Enda Kenny yesterday got a taste of what it's like to mint your own money, away from the watchful eyes of the troika, but it was just a fleeting moment recalling times gone by rather than the way of things to come.
"We won't tell Angela Merkel you're making money," the director of the Waterford Medieval Museum, Eamon McEneaney, assured the Taoiseach as Mr Kenny and actor Derek McGrath re-enacted scenes from the old mints that could be found around Waterford in medieval times.

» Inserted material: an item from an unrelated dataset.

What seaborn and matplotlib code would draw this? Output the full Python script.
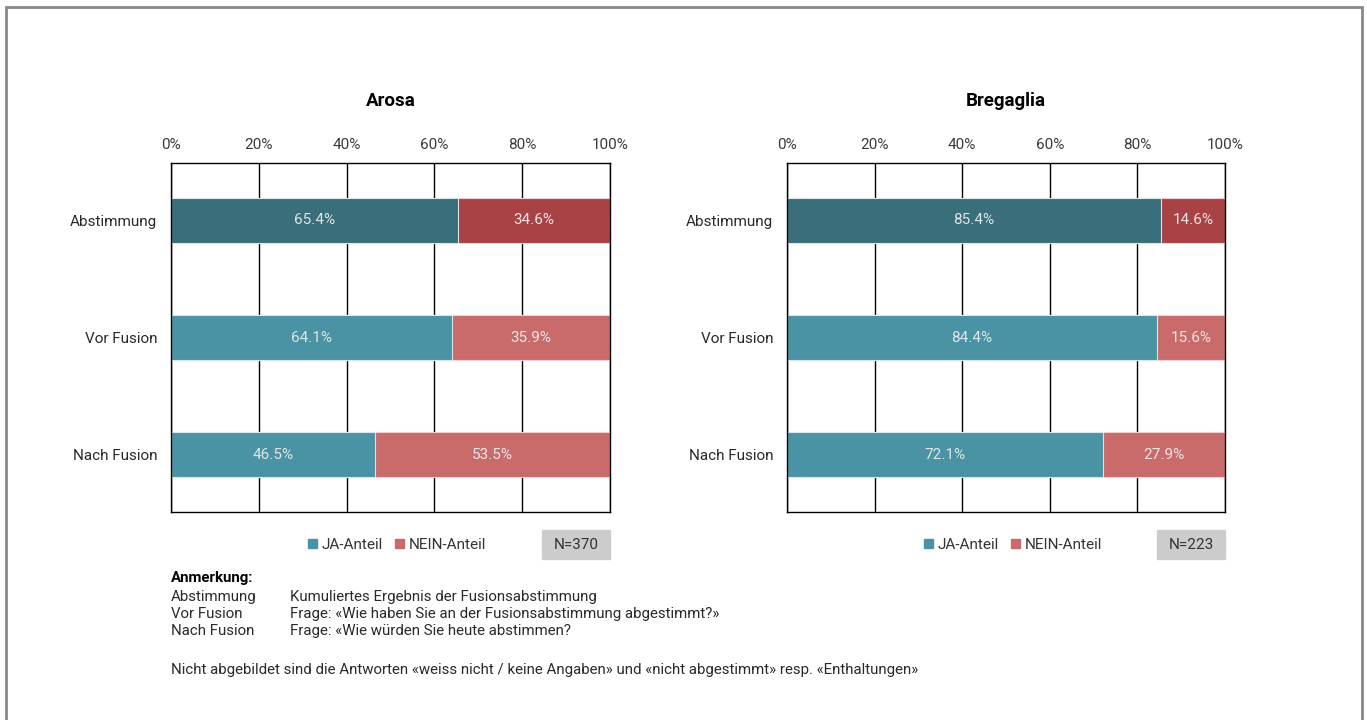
import pandas as pd
import matplotlib
matplotlib.use("Agg")
import matplotlib.pyplot as plt
import seaborn as sns
from matplotlib.patches import Rectangle, Patch

# -------------------------
# Data
# -------------------------
categories = ["Abstimmung", "Vor Fusion", "Nach Fusion"]
gemeinden = ["Arosa", "Bregaglia"]
ja_arosa = [65.4, 64.1, 46.5]
nein_arosa = [34.6, 35.9, 53.5]
ja_bregaglia = [85.4, 84.4, 72.1]
nein_bregaglia = [14.6, 15.6, 27.9]
n_values = [370, 223]
xticks = [0, 20, 40, 60, 80, 100]

ja_colors = ["#396e7a", "#4a93a5", "#4a93a5"]
nein_colors = ["#a94245", "#c96b6b", "#c96b6b"]

sns.set_theme(style="white")
plt.rcParams['font.family'] = ['Roboto', 'DejaVu Sans']

fig = plt.figure(figsize=(13.67, 7.2), dpi=100)
W, H = 1367, 720

def px_axes(x0, y0, x1, y1):
    return fig.add_axes([x0 / W, 1 - y1 / H, (x1 - x0) / W, (y1 - y0) / H])

ax_left = px_axes(171, 163, 610, 512)
ax_right = px_axes(787, 163, 1225, 512)

data = {
    "Arosa": (ja_arosa, nein_arosa),
    "Bregaglia": (ja_bregaglia, nein_bregaglia),
}

for ax, name, n in zip([ax_left, ax_right], gemeinden, n_values):
    ja, nein = data[name]
    df = pd.DataFrame({"Kategorie": categories, "JA": ja, "NEIN": nein})
    df["Total"] = df["JA"] + df["NEIN"]

    # total bar (NEIN part visible) then JA bar on top
    sns.barplot(data=df, x="Total", y="Kategorie", ax=ax, orient="h",
                palette=nein_colors, hue="Kategorie", legend=False,
                width=0.39, edgecolor="#f0d0d0", linewidth=0.8, saturation=1)
    sns.barplot(data=df, x="JA", y="Kategorie", ax=ax, orient="h",
                palette=ja_colors, hue="Kategorie", legend=False,
                width=0.39, edgecolor="#d8e6ea", linewidth=0.8, saturation=1)

    for i, (j, nn) in enumerate(zip(ja, nein)):
        ax.text(j / 2, i, f"{j:.1f}%", ha="center", va="center",
                color="#e0e6e8", fontsize=11)
        ax.text(j + nn / 2, i, f"{nn:.1f}%", ha="center", va="center",
                color="#f0e4e4", fontsize=11)

    ax.set_xlim(0, 100)
    ax.set_ylim(2.49, -0.49)
    ax.set_xticks(xticks)
    ax.set_xticklabels([f"{t}%" for t in xticks])
    ax.xaxis.tick_top()
    ax.tick_params(axis="x", length=0, pad=8, labelsize=11, colors="#3a3a3a")
    ax.tick_params(axis="y", length=0, pad=10, labelsize=11, colors="#2a2a2a")
    ax.set_xlabel("")
    ax.set_ylabel("")
    ax.grid(axis="x", color="black", linewidth=1)
    ax.set_axisbelow(True)
    for s in ax.spines.values():
        s.set_visible(True)
        s.set_color("black")
        s.set_linewidth(1)
    ax.set_title(name, fontsize=13.5, fontweight="bold", pad=41, color="black")

# -------------------------
# Legends and N boxes
# -------------------------
handles = [Patch(color="#4a93a5", label="JA-Anteil"),
           Patch(color="#c96b6b", label="NEIN-Anteil")]
for cx, bx, n in [(397, 542, n_values[0]), (1013, 1157, n_values[1])]:
    leg = fig.legend(handles=handles, loc="center",
                     bbox_to_anchor=(cx / W, 1 - 545 / H),
                     ncol=2, frameon=False, fontsize=11, handlelength=0.6,
                     handleheight=0.6, handletextpad=0.3, columnspacing=0.8)
    for t in leg.get_texts():
        t.set_color("#333333")
    fig.patches.append(Rectangle((bx / W, 1 - 559 / H), 68 / W, 29 / H,
                                 transform=fig.transFigure, color="#cccccc",
                                 zorder=0))
    fig.text((bx + 34) / W, 1 - 545 / H, f"N={n}", ha="center", va="center",
             fontsize=11, color="#333333")

# -------------------------
# Notes
# -------------------------
fig.text(171 / W, 1 - 578 / H, "Anmerkung:", fontsize=10.8, fontweight="bold",
         va="center", color="black")
notes = [("Abstimmung", "Kumuliertes Ergebnis der Fusionsabstimmung"),
         ("Vor Fusion", "Frage: «Wie haben Sie an der Fusionsabstimmung abgestimmt?»"),
         ("Nach Fusion", "Frage: «Wie würden Sie heute abstimmen?")]
for k, (a, b) in enumerate(notes):
    y = 597 + k * 17
    fig.text(171 / W, 1 - y / H, a, fontsize=10.8, va="center", color="#2a2a2a")
    fig.text(290 / W, 1 - y / H, b, fontsize=10.8, va="center", color="#2a2a2a")
fig.text(171 / W, 1 - 670 / H,
         "Nicht abgebildet sind die Antworten «weiss nicht / keine Angaben» und "
         "«nicht abgestimmt» resp. «Enthaltungen»",
         fontsize=10.8, va="center", color="#2a2a2a")

# outer frame
fig.patches.append(Rectangle((6 / W, -0.01), 1356 / W, 1 - 7 / H + 0.01,
                             transform=fig.transFigure, fill=False,
                             edgecolor="#888888", linewidth=2, zorder=0))

fig.savefig("out.png", dpi=100)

Using an old-fashioned hammer and press, Mr Kenny successfully impressed an image of Edward I on the type of solid silver coins that once were currency throughout the country and created at, among other places, three mint buildings in Waterford.

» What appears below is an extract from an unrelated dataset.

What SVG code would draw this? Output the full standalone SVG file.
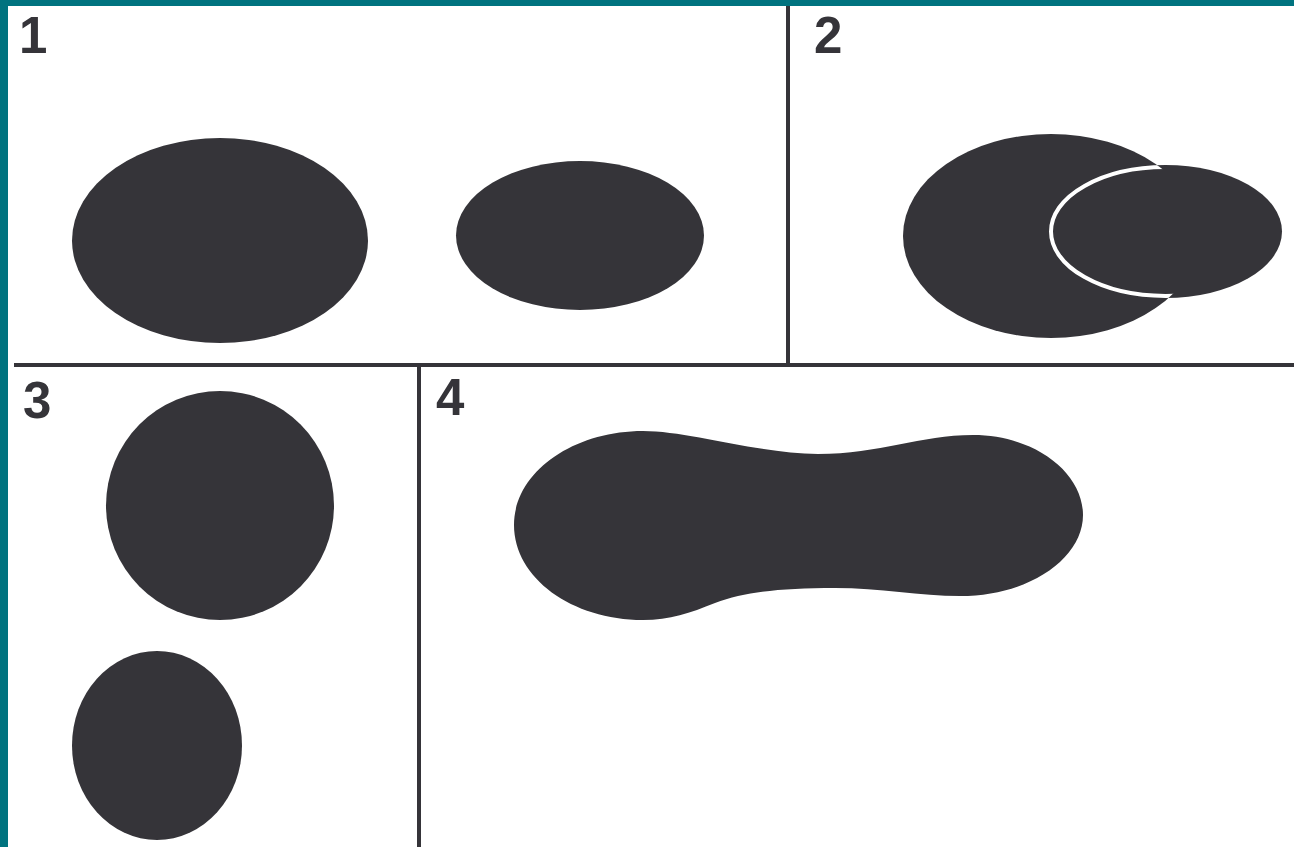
<svg xmlns="http://www.w3.org/2000/svg" width="1294" height="847" viewBox="0 0 1294 847">
<style>
.ink{fill:#353439}
.rule{stroke:#353439;stroke-width:4;fill:none}
.num{font-family:"Liberation Sans",Arial,sans-serif;font-weight:bold;font-size:51px;fill:#353439}
</style>
<defs>
<clipPath id="bigClip"><ellipse cx="1051" cy="236" rx="148" ry="102"/></clipPath>
</defs>
<rect x="0" y="0" width="1294" height="847" fill="#ffffff"/>
<rect x="0" y="0" width="1294" height="6" fill="#00737f"/>
<rect x="0" y="0" width="8" height="847" fill="#00737f"/>
<g id="dividers">
<line class="rule" x1="788" y1="6" x2="788" y2="363"/>
<line class="rule" x1="14" y1="365" x2="1294" y2="365"/>
<line class="rule" x1="419" y1="367" x2="419" y2="847"/>
</g>
<g id="panel1">
<text class="num" x="19" y="53">1</text>
<ellipse class="ink" cx="220" cy="240.5" rx="148" ry="102.5"/>
<ellipse class="ink" cx="580" cy="235.5" rx="124" ry="74.5"/>
</g>
<g id="panel2">
<text class="num" x="814" y="53">2</text>
<ellipse class="ink" cx="1051" cy="236" rx="148" ry="102"/>
<ellipse class="ink" cx="1165.5" cy="231.5" rx="116.5" ry="66.5"/>
<ellipse cx="1165.5" cy="231.5" rx="114.5" ry="64.5" fill="none" stroke="#ffffff" stroke-width="4" clip-path="url(#bigClip)"/>
</g>
<g id="panel3">
<text class="num" x="23" y="418">3</text>
<ellipse class="ink" cx="220" cy="505.5" rx="114" ry="114.5"/>
<ellipse class="ink" cx="157" cy="745.5" rx="85" ry="94.5"/>
</g>
<g id="panel4">
<text class="num" x="436" y="415">4</text>
<path class="ink" d="M514,525 C514,473 572,431 643,431 C690,431 760,454 818,454 C880,454 920,435 973,435 C1034,435 1083,472 1083,515 C1083,558 1030,596 960,596 C920,596 880,588 835,588 C780,588 745,592 715,603 C690,613 670,620 643,620 C572,620 514,578 514,525 Z"/>
</g>
</svg>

Earlier, while meeting choristers who sang while dressed in medieval costume in the museum, Mr Kenny told them, “my man is Bruce Springsteen”.
He then carried out his minting duties in the undercroft of the museum, part of the labyrinth of passages running under the City Hall and Theatre Royal in Waterford’s Viking Triangle, and went outside the front entrance to officially open the museum.

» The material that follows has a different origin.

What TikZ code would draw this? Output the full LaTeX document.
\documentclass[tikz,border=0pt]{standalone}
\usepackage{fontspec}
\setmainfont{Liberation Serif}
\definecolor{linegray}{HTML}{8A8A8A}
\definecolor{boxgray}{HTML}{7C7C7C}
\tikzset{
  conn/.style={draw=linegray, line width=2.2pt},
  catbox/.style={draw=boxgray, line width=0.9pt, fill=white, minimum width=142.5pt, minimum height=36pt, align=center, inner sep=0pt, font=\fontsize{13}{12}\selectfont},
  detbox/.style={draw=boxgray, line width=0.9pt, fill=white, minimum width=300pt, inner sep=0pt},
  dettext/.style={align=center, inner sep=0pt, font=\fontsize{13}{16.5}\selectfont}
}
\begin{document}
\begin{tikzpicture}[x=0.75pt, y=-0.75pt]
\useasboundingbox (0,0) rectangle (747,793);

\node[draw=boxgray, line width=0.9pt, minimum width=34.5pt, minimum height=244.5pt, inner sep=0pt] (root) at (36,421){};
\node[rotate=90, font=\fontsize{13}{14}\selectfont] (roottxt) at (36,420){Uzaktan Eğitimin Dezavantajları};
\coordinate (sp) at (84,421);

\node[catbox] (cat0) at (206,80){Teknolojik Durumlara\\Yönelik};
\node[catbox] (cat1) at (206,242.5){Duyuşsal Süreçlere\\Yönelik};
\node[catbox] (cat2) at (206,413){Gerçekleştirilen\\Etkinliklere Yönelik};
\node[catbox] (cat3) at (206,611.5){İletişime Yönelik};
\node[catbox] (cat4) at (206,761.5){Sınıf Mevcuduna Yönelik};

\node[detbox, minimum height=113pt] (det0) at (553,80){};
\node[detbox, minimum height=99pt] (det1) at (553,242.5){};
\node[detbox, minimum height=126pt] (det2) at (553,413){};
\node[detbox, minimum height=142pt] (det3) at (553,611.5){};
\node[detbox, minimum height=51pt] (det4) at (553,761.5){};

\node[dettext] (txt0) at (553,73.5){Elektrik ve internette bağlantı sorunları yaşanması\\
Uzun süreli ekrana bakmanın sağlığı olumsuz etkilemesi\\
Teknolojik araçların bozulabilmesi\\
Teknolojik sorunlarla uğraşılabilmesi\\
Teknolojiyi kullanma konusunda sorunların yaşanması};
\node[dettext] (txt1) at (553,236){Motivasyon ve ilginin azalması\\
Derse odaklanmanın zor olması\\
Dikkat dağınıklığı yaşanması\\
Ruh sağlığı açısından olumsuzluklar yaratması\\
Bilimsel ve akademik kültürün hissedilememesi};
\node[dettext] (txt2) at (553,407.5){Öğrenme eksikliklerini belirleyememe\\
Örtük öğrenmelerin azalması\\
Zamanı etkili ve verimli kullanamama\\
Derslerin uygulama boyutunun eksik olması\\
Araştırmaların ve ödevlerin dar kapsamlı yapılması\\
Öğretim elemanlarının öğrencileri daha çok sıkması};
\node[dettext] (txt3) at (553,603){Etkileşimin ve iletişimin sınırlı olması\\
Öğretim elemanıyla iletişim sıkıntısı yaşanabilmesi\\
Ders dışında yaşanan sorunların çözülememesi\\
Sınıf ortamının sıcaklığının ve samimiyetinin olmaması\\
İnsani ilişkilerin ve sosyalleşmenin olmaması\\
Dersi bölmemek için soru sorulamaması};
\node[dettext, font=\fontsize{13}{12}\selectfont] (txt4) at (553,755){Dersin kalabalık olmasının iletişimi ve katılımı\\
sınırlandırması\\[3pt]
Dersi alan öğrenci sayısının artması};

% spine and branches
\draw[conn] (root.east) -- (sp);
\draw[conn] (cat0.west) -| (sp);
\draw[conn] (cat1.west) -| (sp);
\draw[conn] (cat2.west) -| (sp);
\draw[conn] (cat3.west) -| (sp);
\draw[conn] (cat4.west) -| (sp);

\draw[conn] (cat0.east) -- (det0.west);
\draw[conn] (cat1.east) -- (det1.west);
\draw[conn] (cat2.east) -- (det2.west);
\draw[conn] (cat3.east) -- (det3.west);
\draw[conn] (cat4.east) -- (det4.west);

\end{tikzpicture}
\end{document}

Up to 20 protesters used car horns and sirens from nearby Bailey’s New Street to try to drown out the speeches, and shouted “Kenny, Kenny, Kenny, out, out, out” during the Taoiseach’s address. At the conclusion of his remarks, he said: “I love the background music out here”.
The opening of the museum was one of a number of functions carried out by the Taoiseach during a visit to Waterford. Despite announcing generally good news, for a change, he was met by a group of angry protesters as he walked down the Mall to the museum from his first engagement at the Tower Hotel. At one point, coffee from a protester’s cup landed – accidentally, it seemed – on Mr Kenny’s shoulder while shouts of “shame, shame, shame” and “disgrace” were levelled in his direction. One man shouted “get the f**k out of Waterford”.
There were reports afterwards that the Taoiseach had been spat on by a protester as he walked along the Mall, but organisers of the anti-property tax/ anti-austerity protest moved to dissociate their group from any such action. If it happened, a spokesman said later, it was the work of campaigners who joined yesterday morning’s protest. Gardaí thought any liquid to land on Mr Kenny’s jacket was from a cup of coffee held by a nearby protester.
The museum opening comes a year ahead of next year’s events to mark 1,100 years since the foundation of Waterford city by Vikings. The Medieval Museum is the third in a trilogy of museums in the Viking Quarter, along with Reginald’s Tower (Viking) and the Bishop’s Palace (Georgian), said to cover 1,000 years of history within 1,000 paces of each other.
Visitors to the Medieval Museum can view some of Ireland's greatest treasures, such as the Great Charter Roll from 1373 which was viewed by Queen Elizabeth II on her visit to Ireland in 2011, and the cloth-of-gold vestments from about 1460, which rank among the great works of art from the early European Renaissance. The museum also contains a hat worn by Henry VIII.